I would like to announce a new sampler library that can sample from pymc and stan models using NUTS: nutpie.
At least in my benchmarks it currently is the fastest CPU based sampler implementing NUTS.
It compiles logp gradient functions for pymc models using the numba backend, and calls those functions from a rust implementation of NUTS without python overhead, and outperformed stan and pymc (and probably also numpyro, but I didn’t test this as much) in all models I tried (with some caveats mentioned below).
It uses a different method for diagonal mass matrix adaptation, that performed equally or sometimes significantly better than the methods in stan or pymc on my models: It often lowers the required number of gradient evaluations significantly. I’d be curious to see how it does on other peoples models.
Sampler statistics are available as well, even some (the currently mass matrix or the precise locations of divergences) that were not available in pymc before.

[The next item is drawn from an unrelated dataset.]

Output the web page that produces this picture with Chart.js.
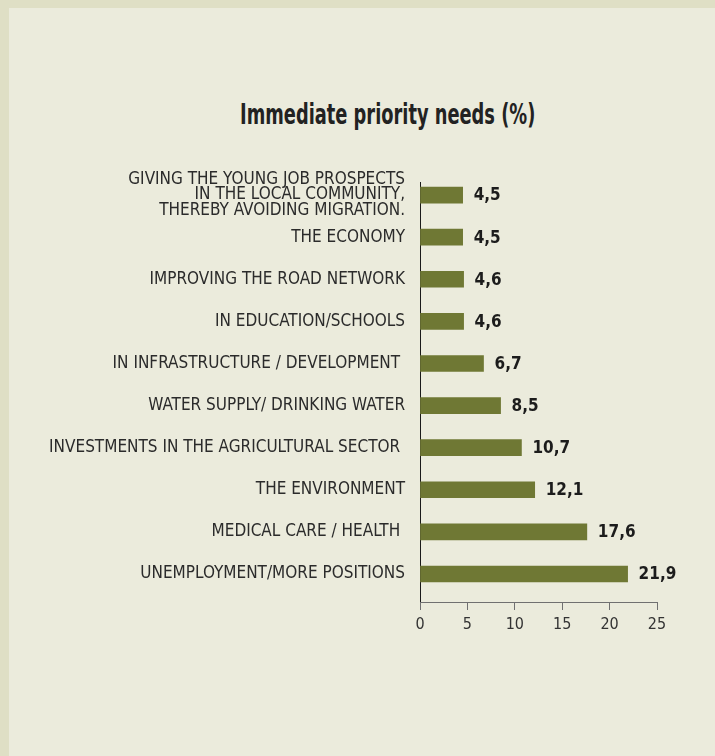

It is easy to install from conda forge (conda install -c conda-forge nutpie
), and easy to use:
import nutpie
pymc_model = create_some_model()
compiled_model = nutpie.compile_pymc_model(pymc_model)
trace = nutpie.sample(compiled_model, chains=10)
# trace is now an arviz.InferenceData object
Some current caveats that hopefully get resolved soon:
- nutpie uses the numba backend of aesara, and if a pymc model uses an Op that does not have a native implementation but falls back to objectmode, this will kill performance completely. Also, the numba backend isn’t as well tested as the old backend, so there might be bugs still hiding somewhere.
- It can also sample from models implemented in stan, but to do so it requires a patched version of httpstan (see the nutpie readme for details).
- A numba issue significantly hurts its performance (often more than a factor of 2). This issue is actively being worked on, and I hope there will be a fix relatively soon. (I did benchmarks comparing it to other samplers with a patch that avoids this issue).
- Compile times for models can sometimes be pretty high, but this part isn’t optimized well yet, so I hope we can improve this significantly.